New Zealand television presenter

John Dougal Stevenson (born 1942) is a former New Zealand television news presenter.

==Early life==
Born in Dunedin in 1942 to a young unmarried mother, Stevenson was adopted out while still a young infant to a family living near Wānaka in Central Otago. His adoptive father was a farmer; his adoptive mother – who died when Dougal was still a young child – was a classically trained musician. After his adoptive mother's death, Stevenson was sent to boarding school, which was – in his own words – "barbaric", followed by high school (John McGlashan College), which did not interest him.

==Broadcasting career==
Stevenson began his broadcasting career in 1964 with the regional Dunedin station DNTV2, and in 1969 was chosen to read the first nationwide news bulletin for the new countrywide television network (on 5 November). He remained as the country's main newsreader on NZBC and its successor (TVNZ)'s early-evening news through much of the 1970s, also presenting the nine o'clock evening news digest Tonight at Nine. Since leaving a regular anchor role, he has appeared as presenter and narrator of many series, his distinctive voice making him a popular choice for documentary work. As Jane Bowron of The Dominion Post once opined "His voice is authoritative. If there is an end-of-the-world broadcast kept in readiness for the final moments on Earth, I hope TVNZ has chosen Dougal to announce it." His reputation within New Zealand broadcasting is also such that he has appeared as himself in cameos in two New Zealand films, Sleeping Dogs (1977) and In My Father's Den (2004). In 2012 he finally made his debut in a true acting role, starring as "Grandad Jack" in a six-minute short film by Gem Waterhouse, Forget Me Not.

In 1987 he was chosen to host the Australasian version of the popular ITV-produced Granada Television quiz show The Krypton Factor.
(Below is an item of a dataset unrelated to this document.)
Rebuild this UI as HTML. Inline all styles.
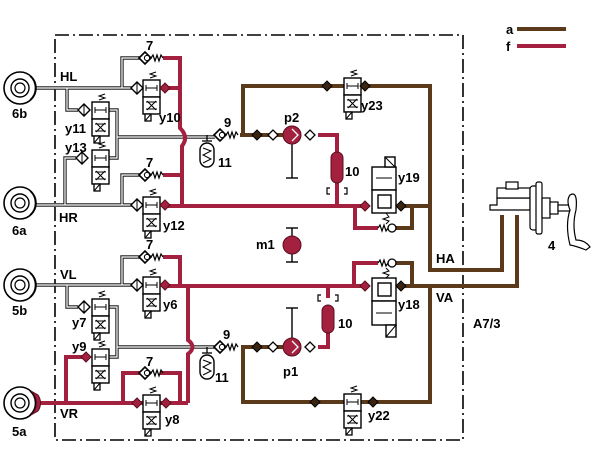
<!DOCTYPE html>
<html><head><meta charset="utf-8"><style>
html,body{margin:0;padding:0;background:#fff;}
svg{display:block;font-family:"Liberation Sans",Arial,sans-serif;font-weight:bold;}
</style></head><body>
<svg width="615" height="470" viewBox="0 0 615 470" xmlns="http://www.w3.org/2000/svg">
<defs>
<symbol id="valve" overflow="visible">
  <polyline points="7,-2 13,-4 7,-6 13,-8" fill="none" stroke="#000" stroke-width="1"/>
  <rect x="0" y="0" width="17" height="17" fill="#fff" stroke="#000" stroke-width="1.4"/>
  <rect x="0" y="17" width="17" height="17" fill="#fff" stroke="#000" stroke-width="1.4"/>
  <line x1="3" y1="8" x2="14" y2="8" stroke="#000" stroke-width="1"/>
  <line x1="3" y1="5" x2="3" y2="11" stroke="#000" stroke-width="1"/>
  <line x1="14" y1="5" x2="14" y2="11" stroke="#000" stroke-width="1"/>
  <path d="M4,21 L13,30 M13,21 L4,30 M3,22 H14 M3,29 H14" stroke="#000" stroke-width="1" fill="none"/>
  <rect x="2" y="34" width="6" height="7" fill="#fff" stroke="#000" stroke-width="1.3"/>
  <line x1="2" y1="41" x2="8" y2="34" stroke="#000" stroke-width="1"/>
</symbol>
<symbol id="chk" overflow="visible">
  <polygon points="-6,0 0,-6 6,0 0,6" fill="#fff" stroke="#000" stroke-width="1.6"/>
  <circle cx="2" cy="0" r="2.6" fill="#fff" stroke="#000" stroke-width="1"/>
  <polyline points="6,0 8,-3 10,3 12,-3 14,3 16,-3 18,0" fill="none" stroke="#000" stroke-width="1.2"/>
</symbol>
<symbol id="dk" overflow="visible">
  <polygon points="-5,0 0,-5 5,0 0,5" fill="#3a2410" stroke="#000" stroke-width="1"/>
</symbol>
<symbol id="dr" overflow="visible">
  <polygon points="-5,0 0,-5 5,0 0,5" fill="#a3203f" stroke="#5a0e1e" stroke-width="1"/>
</symbol>
<symbol id="dw" overflow="visible">
  <polygon points="-5,0 0,-5 5,0 0,5" fill="#fff" stroke="#000" stroke-width="1.3"/>
</symbol>
<symbol id="dwc" overflow="visible">
  <polygon points="-6,0 0,-6 6,0 0,6" fill="#fff" stroke="#000" stroke-width="1.4"/>
  <line x1="0" y1="-5" x2="0" y2="5" stroke="#000" stroke-width="1"/>
</symbol>
<symbol id="brake" overflow="visible">
  <circle cx="0" cy="0" r="16" fill="#fff" stroke="#000" stroke-width="1.6"/>
  <circle cx="0" cy="0" r="9" fill="#fff" stroke="#000" stroke-width="1.4"/>
  <circle cx="0" cy="0" r="5" fill="#fff" stroke="#000" stroke-width="1.2"/>
  <path d="M10,-12 A16,16 0 0 1 10,12" fill="none" stroke="#000" stroke-width="1.4"/>
</symbol>
<symbol id="acc" overflow="visible">
  <line x1="0" y1="-10" x2="0" y2="-4" stroke="#000" stroke-width="1.3"/>
  <line x1="-5" y1="-4" x2="5" y2="-4" stroke="#000" stroke-width="1.3"/>
  <rect x="-7" y="-2" width="14" height="24" rx="7" fill="#fff" stroke="#000" stroke-width="1.4"/>
  <polyline points="-4,3 4,6 -4,10 4,14 -4,18" fill="none" stroke="#000" stroke-width="1"/>
</symbol>
</defs>

<path d="M55,35 H463 V440 H55 Z" fill="none" stroke="#000" stroke-width="1.6" stroke-dasharray="14,4,2,4"/>

<text x="506" y="34" font-size="13">a</text>
<line x1="517" y1="29" x2="566" y2="29" stroke="#5b3a1c" stroke-width="4"/>
<text x="506" y="51" font-size="13">f</text>
<line x1="517" y1="46" x2="566" y2="46" stroke="#a3203f" stroke-width="4"/>

<g fill="none">
<g stroke="#222" stroke-width="3.4">
<path d="M36,88 H137 M122,88 V58 H140 M67,88 V110 H78 M107,110 H117 V158 H107 M117,137 H215 M36,205 H137 M122,205 V175 H140 M65,205 V158 H76"/>
<path d="M36,285 H137 M122,285 V257 H140 M67,285 V307 H78 M107,307 H117 V357 H107 M117,347 H215"/>
</g>
<g stroke="#fff" stroke-width="1.2">
<path d="M36,88 H137 M122,88 V58 H140 M67,88 V110 H78 M107,110 H117 V158 H107 M117,137 H215 M36,205 H137 M122,205 V175 H140 M65,205 V158 H76"/>
<path d="M36,285 H137 M122,285 V257 H140 M67,285 V307 H78 M107,307 H117 V357 H107 M117,347 H215"/>
</g>
</g>

<g fill="none" stroke="#a3203f" stroke-width="4">
<path d="M163,58 H180 V128 Q189,137 182,146 V206"/>
<path d="M165,88 H180"/>
<path d="M163,175 H182"/>
<path d="M165,206 H365"/>
<path d="M318,135 H337 V206"/>
<path d="M355,206 V228 H378"/>
<path d="M163,257 H180 V286"/>
<path d="M165,286 H365"/>
<path d="M188,286 V340 Q197,347 188,354 V403"/>
<path d="M354,286 V263 H378"/>
<path d="M318,347 H328 V332"/>
<path d="M328,298 V286"/>
<path d="M35,403 H188"/>
<path d="M123,403 V373 H140 M160,373 H180 V403"/>
<path d="M86,357 H66 V403"/>
</g>

<g fill="none" stroke="#5b3a1c" stroke-width="4">
<path d="M240,135 H285 M243,135 V86 H430 V270 H502 V215"/>
<path d="M400,206 H430 M412,206 V228 H396"/>
<path d="M400,286 H517 V215 M412,286 V263 H396"/>
<path d="M430,286 V402 H243 V347 H285"/>
</g>

<use href="#brake" x="20" y="88"/>
<use href="#brake" x="20" y="203"/>
<use href="#brake" x="20" y="285"/>
<use href="#brake" x="20" y="403"/>
<path d="M31,391 A16,16 0 0 1 31,415 L38,411 A14,14 0 0 0 38,395 Z" fill="#a3203f" stroke="#5a0e1e" stroke-width="1"/>

<use href="#valve" x="143" y="80"/>
<use href="#valve" x="92" y="102"/>
<use href="#valve" x="92" y="150"/>
<use href="#valve" x="143" y="197"/>
<use href="#valve" x="143" y="277"/>
<use href="#valve" x="92" y="299"/>
<use href="#valve" x="92" y="349"/>
<use href="#valve" x="143" y="395"/>
<use href="#valve" x="344" y="78"/>
<use href="#valve" x="344" y="394"/>

<use href="#chk" x="145" y="58"/>
<use href="#chk" x="145" y="175"/>
<use href="#chk" x="145" y="257"/>
<use href="#chk" x="145" y="373"/>
<use href="#chk" x="220" y="135"/>
<use href="#chk" x="220" y="347"/>
<use href="#dwc" x="137" y="88"/>
<use href="#dwc" x="84" y="110"/>
<use href="#dwc" x="82" y="158"/>
<use href="#dwc" x="137" y="205"/>
<use href="#dwc" x="137" y="285"/>
<use href="#dwc" x="84" y="307"/>
<use href="#dr" x="165" y="88"/>
<use href="#dr" x="165" y="205"/>
<use href="#dr" x="165" y="285"/>
<use href="#dr" x="86" y="357"/>
<use href="#dr" x="137" y="403"/>
<use href="#dr" x="166" y="403"/>
<use href="#dr" x="365" y="206"/>
<use href="#dr" x="365" y="286"/>
<use href="#dk" x="257" y="135"/>
<use href="#dk" x="327" y="86"/>
<use href="#dk" x="365" y="86"/>
<use href="#dk" x="401" y="206"/>
<use href="#dk" x="401" y="286"/>
<use href="#dk" x="257" y="347"/>
<use href="#dk" x="315" y="402"/>
<use href="#dk" x="373" y="402"/>
<use href="#dw" x="273" y="135"/>
<use href="#dw" x="310" y="135"/>
<use href="#dw" x="273" y="347"/>
<use href="#dw" x="310" y="347"/>
<polyline points="378,228 380,225 382,231 384,225 386,231 388,228" fill="none" stroke="#000" stroke-width="1.2"/>
<circle cx="392" cy="228" r="4" fill="#fff" stroke="#000" stroke-width="1.3"/>
<polyline points="378,263 380,260 382,266 384,260 386,266 388,263" fill="none" stroke="#000" stroke-width="1.2"/>
<circle cx="392" cy="263" r="4" fill="#fff" stroke="#000" stroke-width="1.3"/>

<g fill="#fff" stroke="#000" stroke-width="1.4">
<rect x="372" y="167" width="24" height="23"/>
<rect x="372" y="190" width="24" height="23"/>
<rect x="385" y="157" width="10" height="10"/>
<rect x="378" y="195" width="13" height="13"/>
<rect x="372" y="278" width="24" height="23"/>
<rect x="372" y="301" width="24" height="24"/>
<rect x="386" y="325" width="10" height="12"/>
<rect x="378" y="283" width="13" height="13"/>
</g>
<path d="M376,178 H392 M376,313 H392 M385,157 L395,167 M386,337 L396,325 M386,213 l3,4 l-6,2 l6,2 l-3,3 M386,278 l3,-3 l-6,-2 l6,-2 l-3,-3" stroke="#000" stroke-width="1" fill="none"/>

<g stroke="#000" stroke-width="1.4">
<line x1="292" y1="144" x2="292" y2="178"/><line x1="286" y1="178" x2="298" y2="178"/>
<line x1="292" y1="338" x2="292" y2="308"/><line x1="286" y1="308" x2="298" y2="308"/>
<line x1="292" y1="228" x2="292" y2="262"/><line x1="286" y1="228" x2="298" y2="228"/><line x1="286" y1="262" x2="298" y2="262"/>
</g>
<circle cx="292" cy="135" r="9" fill="#a3203f" stroke="#5a0e1e"/>
<path d="M292,129 L298,135 L292,141" fill="none" stroke="#fff" stroke-width="1.3"/>
<circle cx="292" cy="347" r="9" fill="#a3203f" stroke="#5a0e1e"/>
<path d="M292,341 L298,347 L292,353" fill="none" stroke="#fff" stroke-width="1.3"/>
<circle cx="292" cy="245" r="9" fill="#a3203f" stroke="#5a0e1e"/>

<rect x="331" y="152" width="12" height="31" rx="6" fill="#a3203f" stroke="#5a0e1e"/>
<path d="M330,188 h-3 v6 h3 M344,188 h3 v6 h-3" fill="none" stroke="#000" stroke-width="1.2"/>
<rect x="322" y="305" width="12" height="28" rx="6" fill="#a3203f" stroke="#5a0e1e"/>
<path d="M321,295 h-3 v6 h3 M335,295 h3 v6 h-3" fill="none" stroke="#000" stroke-width="1.2"/>

<use href="#acc" x="207" y="145"/>
<use href="#acc" x="207" y="357"/>

<g fill="#fff" stroke="#000" stroke-width="1.2">
<path d="M490,210 H530 V198 H497 V205 H490 Z"/>
<rect x="497" y="188" width="33" height="10"/>
<rect x="506" y="182" width="12" height="7"/>
<rect x="530" y="186" width="8" height="44" rx="3"/>
<rect x="536" y="182" width="6" height="52" rx="2"/>
<rect x="542" y="198" width="8" height="20"/>
<rect x="550" y="202" width="8" height="12"/>
<rect x="558" y="205" width="12" height="6"/>
<path d="M570,195 Q578,190 576,210 Q572,225 576,240 Q585,240 590,247 L586,250 Q576,246 570,245 Q565,225 570,210 Q566,200 570,195 Z"/>
</g>

<g font-size="13" fill="#000">
<text x="60" y="81">HL</text>
<text x="59" y="222">HR</text>
<text x="60" y="279">VL</text>
<text x="60" y="418">VR</text>
<text x="12" y="118">6b</text>
<text x="12" y="235">6a</text>
<text x="12" y="315">5b</text>
<text x="12" y="436">5a</text>
<text x="146" y="50">7</text>
<text x="146" y="167">7</text>
<text x="146" y="249">7</text>
<text x="146" y="366">7</text>
<text x="159" y="122">y10</text>
<text x="65" y="133">y11</text>
<text x="65" y="152">y13</text>
<text x="163" y="230">y12</text>
<text x="163" y="309">y6</text>
<text x="72" y="327">y7</text>
<text x="72" y="351">y9</text>
<text x="165" y="424">y8</text>
<text x="361" y="110">y23</text>
<text x="398" y="182">y19</text>
<text x="398" y="309">y18</text>
<text x="368" y="420">y22</text>
<text x="224" y="127">9</text>
<text x="223" y="339">9</text>
<text x="218" y="167">11</text>
<text x="215" y="382">11</text>
<text x="345" y="176">10</text>
<text x="338" y="328">10</text>
<text x="284" y="122">p2</text>
<text x="283" y="376">p1</text>
<text x="256" y="249">m1</text>
<text x="436" y="263">HA</text>
<text x="436" y="302">VA</text>
<text x="473" y="328">A7/3</text>
<text x="548" y="250">4</text>
</g>
</svg>
</body></html>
Following his retirement from TVNZ, Stevenson became the host of the Allied Press-owned Dunedin television station Channel 39's Dunedin Diary weekly current affairs show.

Stevenson was named New Zealand Television Personality of the Year at the 1976 Feltex Awards, and in the 2012 Queen's Birthday and Diamond Jubilee Honours received the Queen's Service Medal for services to broadcasting. He currently lives at Deborah Bay, near Port Chalmers, Dunedin.